Solo, Dating, or Taken: The Valentine’s Audit

Solo, Dating, or Taken: The Valentine’s Audit
Meeting Recap and Key Takeaways
This community session focused on a structured relationship self-assessment designed to help participants evaluate past or current relationships with clarity and honesty. Dan led the discussion, guiding attendees through a seven-category audit that examined effort, consistency, communication, emotional safety, respect, alignment, and accountability.
The goal was not to judge relationships harshly, but to identify patterns, blind spots, and lessons that support healthier dating decisions moving forward.
The Seven Relationship Audit Categories
Participants scored themselves or a recent relationship from 0 to 5 across seven key dimensions:
Effort and Initiative
Consistency
Communication
Emotional Safety
Respect and Boundaries
Alignment
Repair and Accountability
Dan explained the scoring criteria clearly, encouraging participants to focus on actions and behavior rather than words or potential. The exercise invited honest reflection on what was truly happening in the relationship.
Instructions and Quiz in the link below
👉link: https://shorturl.at/gwEfV
Key Themes from the Discussion
Effort and Initiative Matter More Than Chemistry
A central theme was the difference between attraction and sustained effort. Participants shared experiences in which chemistry was strong, but follow-through was inconsistent. The audit helped highlight that effort is visible through actions, not promises.
Dan emphasized that clarity about effort early on can prevent prolonged confusion later.
Communication and Emotional Safety
Several participants reflected on relationships where communication felt avoidant or reactive. Emotional safety emerged as a critical category. Without a safe space for honest dialogue, small tensions can escalate into recurring patterns.
Dan reinforced that many people were never formally taught how to communicate in relationships. Developing these skills requires intention and practice.
Respect, Boundaries, and Alignment
The discussion also explored boundaries and alignment. Participants shared experiences of struggling to assert needs or feeling misaligned in long-term goals and values.

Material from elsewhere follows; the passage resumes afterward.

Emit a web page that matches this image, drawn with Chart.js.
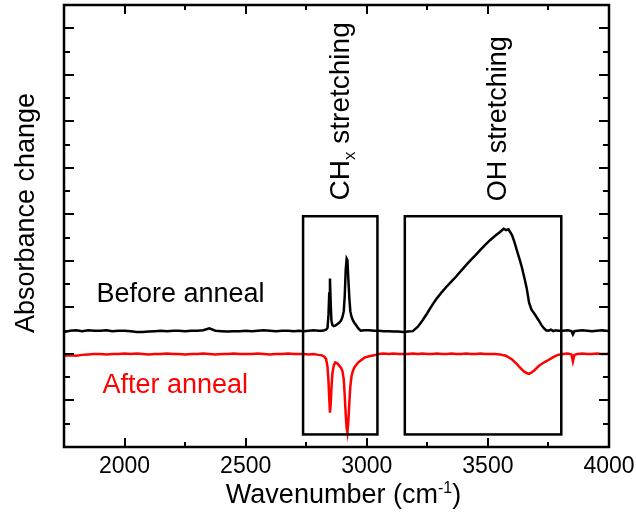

Dan emphasized that boundaries are not ultimatums. They are clear statements about what is acceptable and sustainable. Alignment is not about perfection. It is about shared direction.
Repair and Accountability
Repair and accountability were identified as major indicators of relationship health. Participants noted that apologies without behavior change often signal unresolved issues.
Dan highlighted that successful conflict resolution requires both parties to feel heard and to agree on how to move forward. Accountability is demonstrated through consistent action.
Patterns and Personal Growth
The audit sparked meaningful self-awareness. Some participants recognized recurring dynamics connected to childhood experiences or past relational patterns. Others identified avoidance, over-accommodation, or lack of direct communication as growth areas.
Dan encouraged participants to approach the audit with curiosity rather than self-criticism. The purpose of reflection is growth, not shame.
Why This Relationship Audit Matters
Self-assessments like this relationship audit help individuals move beyond surface-level attraction and evaluate deeper compatibility factors. By examining effort, communication, emotional safety, and accountability, participants gain clearer insight into what healthy dating should look like.
Growth in relationships starts with honest reflection. When people understand their patterns, they make stronger choices moving forward.
Conclusion
The meeting concluded with reminders about continued learning, community involvement, and an upcoming discussion on the “effort curve,” which will expand on how effort evolves in relationships.